Robert Kingston's work draws viewers into a visual exploration where the story rests between innumerable applications of paint. His practice revolves around the development and modification of ideas that gradually move towards a personal vision that draws from ancient cultures, mythology music and history.

Kingston's gestures, erasures, pigmented smudging, scraping and dripping build and fade into vast, gauzy spaces. At times, the paint is controlled and then allowed to find gravity, and is then contained again, creating deep veils of acrylic. These are intuitive moves that rely on navigating numerous material layers while maintaining the characteristic expanses of his work. Within the canvases' spaces are thrusts of color and jostling lines, smears of paint and graphite sketches that conjure an aggregate of ancient, scientific, organic, industrial hieroglyphs.

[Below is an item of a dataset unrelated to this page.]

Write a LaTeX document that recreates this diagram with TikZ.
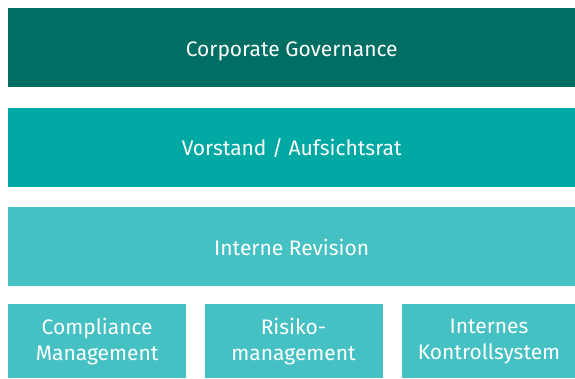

Within Kingston's breathy, atmospheric movements are suggestions of watery and arid landscapes, yet the work remains firmly planted in the language of abstraction. The paintings speak to a range of emotions and influences; shifting from placid to energetic, structured to improvised, sober to playful, Kingston's paintings are a steady, engrossing read that gradually reveal their history and resolve.


Yoichi Kawamura is a Los Angeles-based photographer whose work moves beyond documentation and seeks to understand and express realities that are both seen and unseen. Photographs of the ocean, Midwest Plains and the desert are dominated by vast openness, with the context left to a thin slice at the bottom of the picture plane. In these intuitively composed landscapes, the simple yet prominent horizon line represents a philosophical gateway, rather than a boundary; emptiness refers back to the inner place of self and infinite meaning. Drawing from the philosophies of Zen Buddhism, Joseph Campbell and Mircea Eliade, Kawamura's work seeks to connect the physical world with inner consciousness.

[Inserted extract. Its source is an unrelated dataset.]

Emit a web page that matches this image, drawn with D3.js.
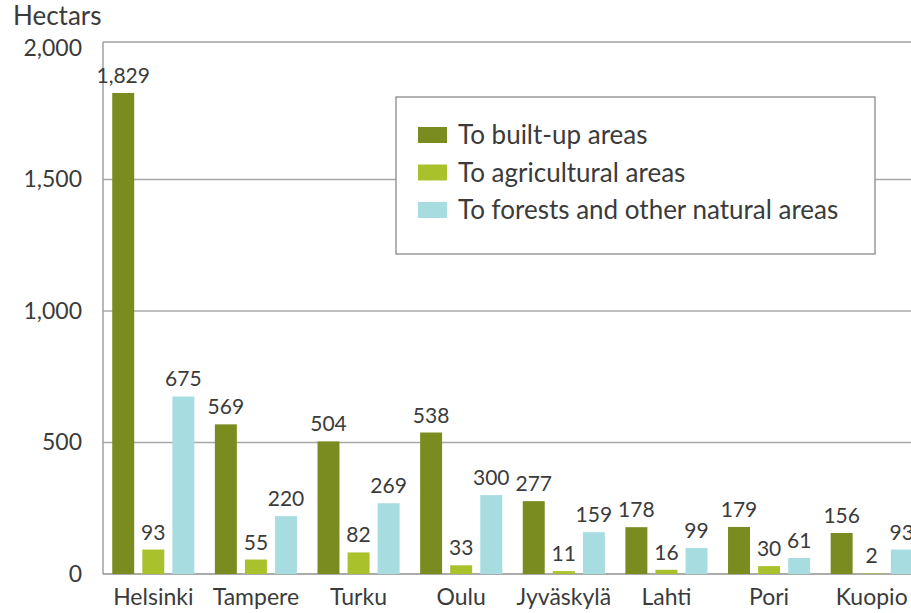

"The images represent the moment where we, as physical beings, touch the ethereal world. Where we can choose open space and gently, passionately, visually, emotionally, spiritually, physically, and meaningfully experience the point of release between the Eternal and Carnal worlds." "Carnal space," he continues, "is essential, a prerequisite for life. Our bodies are a product of nature, made from materials in the universe that produce impulses and needs that result in the creation of our material world: a world of time and space, a world of suffering and sorrow, a world of reality. Eternal space is that which is seen but not felt. Called emptiness or nothingness in Buddhist traditions, it is timeless and infinite, the sublime. Never nihilistic but expansive like the universe, it is inside us and exists without judgment."